Bangladesch: Ein Mädchen hält ihre Auszeichnung als «Real Life Hero» in den Händen.

Die Vereinten Nationen haben Akhi als «Real Life Hero» anerkannt, weil sie in der Corona-Krise mit günstigen bis kostenlosen Masken ihre Nachbarn unterstützt.

Eine wahre «Heldin des Alltags»

«Als das Coronavirus kam, gab es kaum Masken auf dem Markt, und sie waren sehr teuer. Die armen Menschen in unserer Gemeinde konnten sie nicht kaufen», so Akhi. Seitdem näht sie den zwingend erforderlichen Mund-Nase-Schutz selbst und verkauft ihn zu einem niedrigen Preis, damit ihn sich alle Menschen in ihrer Nachbarschaft leisten können. «Denen, die kein Geld haben, gebe ich die Masken sogar umsonst», sagt Akhi. Das Amt der Vereinten Nationen für die Koordinierung humanitärer Angelegenheiten (kurz: UN OCHA) hat sie darum zu einem «Real Life Hero» ernannt, einer wahren Heldin des Alltags.

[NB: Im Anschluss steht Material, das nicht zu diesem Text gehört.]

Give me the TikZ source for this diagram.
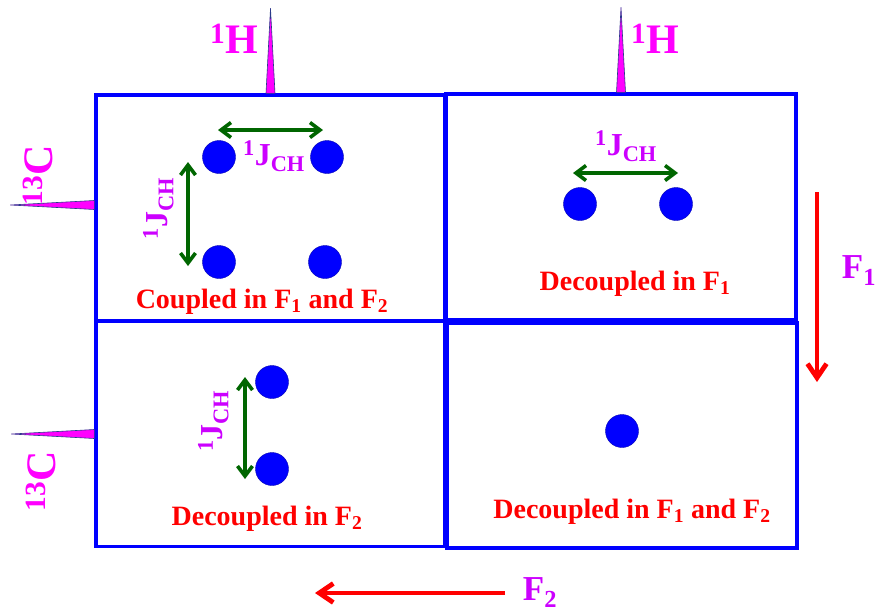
\documentclass[tikz,border=0pt]{standalone}
\usepackage{fontspec}
\setmainfont{Liberation Serif}
\usetikzlibrary{arrows.meta,calc}

\definecolor{nmrmag}{HTML}{FF00FF}
\definecolor{nmrviolet}{HTML}{CC00FF}
\definecolor{nmrgreen}{HTML}{006600}
\definecolor{nmrnavy}{HTML}{2A3A8A}

\begin{document}
\begin{tikzpicture}[x=1pt, y=-1pt,
    panel/.style={draw=blue, line width=3.3pt, inner sep=0pt, minimum width=349pt, minimum height=226pt},
    spot/.style={circle, fill=blue, draw=blue!70!black, line width=0.4pt, minimum size=33pt, inner sep=0pt},
    nuc/.style={anchor=base, text=nmrmag, inner sep=0pt, font=\fontsize{42}{46}\selectfont\bfseries},
    jlab/.style={anchor=base, text=nmrviolet, inner sep=0pt, font=\fontsize{32}{36}\selectfont\bfseries},
    capt/.style={anchor=base, text=red, inner sep=0pt, font=\fontsize{28}{32}\selectfont\bfseries},
    flab/.style={anchor=base, text=nmrviolet, inner sep=0pt, font=\fontsize{35}{40}\selectfont\bfseries},
    jarr/.style={{Straight Barb[length=10pt,width=15pt]}-{Straight Barb[length=10pt,width=15pt]}, line width=3.6pt, draw=nmrgreen},
    farr/.style={-{Straight Barb[length=14pt,width=19pt]}, line width=4.8pt, draw=red},
    peak/.style={fill=nmrmag, draw=nmrnavy, line width=0.6pt, line join=round}
]
\useasboundingbox (0,0) rectangle (878,614);

\node[panel] (TL) at (270.5,208) {};
\node[panel, minimum width=350pt] (TR) at (621,207) {};
\node[panel, minimum height=225pt] (BL) at (270.5,434) {};
\node[panel, minimum width=350pt, minimum height=225pt] (BR) at (622,435.5) {};

\draw[peak] ($(TL.north)+(-4.5,0)$) -- ($(TL.north)+(0,-85)$) -- ($(TL.north)+(4.5,0)$) -- cycle;
\draw[peak] ($(TR.north)+(-4.5,0)$) -- ($(TR.north)+(0,-85)$) -- ($(TR.north)+(4.5,0)$) -- cycle;
\draw[peak] ($(TL.west)+(0,-7.5)$) -- ($(TL.west)+(-84,-3)$) -- ($(TL.west)+(0,1.5)$) -- cycle;
\draw[peak] ($(BL.west)+(0,-4.5)$) -- ($(BL.west)+(-83,0)$) -- ($(BL.west)+(0,4.5)$) -- cycle;

\node[nuc] (H1a) at (234,53) {\textsuperscript{1}H};
\node[nuc] (H1b) at (655,53) {\textsuperscript{1}H};
\node[nuc, rotate=90] (C13a) at (52,175) {\textsuperscript{13}C};
\node[nuc, rotate=90] (C13b) at (55,481) {\textsuperscript{13}C};

\node[spot] (d1) at (219,157) {};
\node[spot] (d2) at (327,157) {};
\node[spot] (d3) at (219,262) {};
\node[spot] (d4) at (325,262) {};
\node[spot] (e1) at (580,204) {};
\node[spot] (e2) at (676,204) {};
\node[spot] (g1) at (272,382) {};
\node[spot] (g2) at (272,469) {};
\node[spot] (h1) at (622,431) {};

\coordinate (ja) at (218,130);
\coordinate (jb) at (323,130);
\coordinate (jc) at (188,162);
\coordinate (jd) at (188,266);
\coordinate (je) at (573,173);
\coordinate (jf) at (678,173);
\coordinate (jg) at (245,377);
\coordinate (jh) at (245,479);

\draw[jarr] (ja) -- (jb);
\draw[jarr] (jc) -- (jd);
\draw[jarr] (je) -- (jf);
\draw[jarr] (jg) -- (jh);

\node[jlab] (Ja) at (274,165) {\textsuperscript{1}J\textsubscript{CH}};
\node[jlab, rotate=90] (Jb) at (167,208.5) {\textsuperscript{1}J\textsubscript{CH}};
\node[jlab] (Jc) at (626,155) {\textsuperscript{1}J\textsubscript{CH}};
\node[jlab, rotate=90] (Jd) at (222,421) {\textsuperscript{1}J\textsubscript{CH}};

\node[capt] (capa) at (262,308) {Coupled in F\textsubscript{1} and F\textsubscript{2}};
\node[capt] (capb) at (635,290) {Decoupled in F\textsubscript{1}};
\node[capt] (capc) at (267,525) {Decoupled in F\textsubscript{2}};
\node[capt] (capd) at (632,518) {Decoupled in F\textsubscript{1} and F\textsubscript{2}};

\coordinate (fa) at (817,192);
\coordinate (fb) at (817,382);
\coordinate (fc) at (505,593);
\coordinate (fd) at (315,593);

\draw[farr] (fa) -- (fb);
\draw[farr] (fc) -- (fd);

\node[flab] (F1) at (859,278) {F\textsubscript{1}};
\node[flab] (F2) at (540,600) {F\textsubscript{2}};
\end{tikzpicture}
\end{document}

«World Vision hat uns gelehrt, gut zu unseren Nachbarn zu sein», sagt Anowara. Sie haben ihren Nachbarn beigebracht, auf ihren Schutz und Hygiene zu achten, nicht nur Masken zu tragen, sondern auch, Distanz zu wahren und die Hände mit Seife und fliessend Wasser zu waschen. Projektmitarbeiterin Abeda ist sicher, dass die Gemeinschaft auch langfristig davon profitiert, um sicher durch die Pandemie zu kommen. Für World Vision steht fest: Akhi ist ein tolles Beispiel, wie es gelingen kann, Nachbarn in Not zu helfen und eine ganze Gemeinschaft zu fördern. Und das alles, indem man einem 17-jährigen Mädchen eine neue Chance gibt, sich zu verändern und ihre Zukunft in die Hand zu nehmen.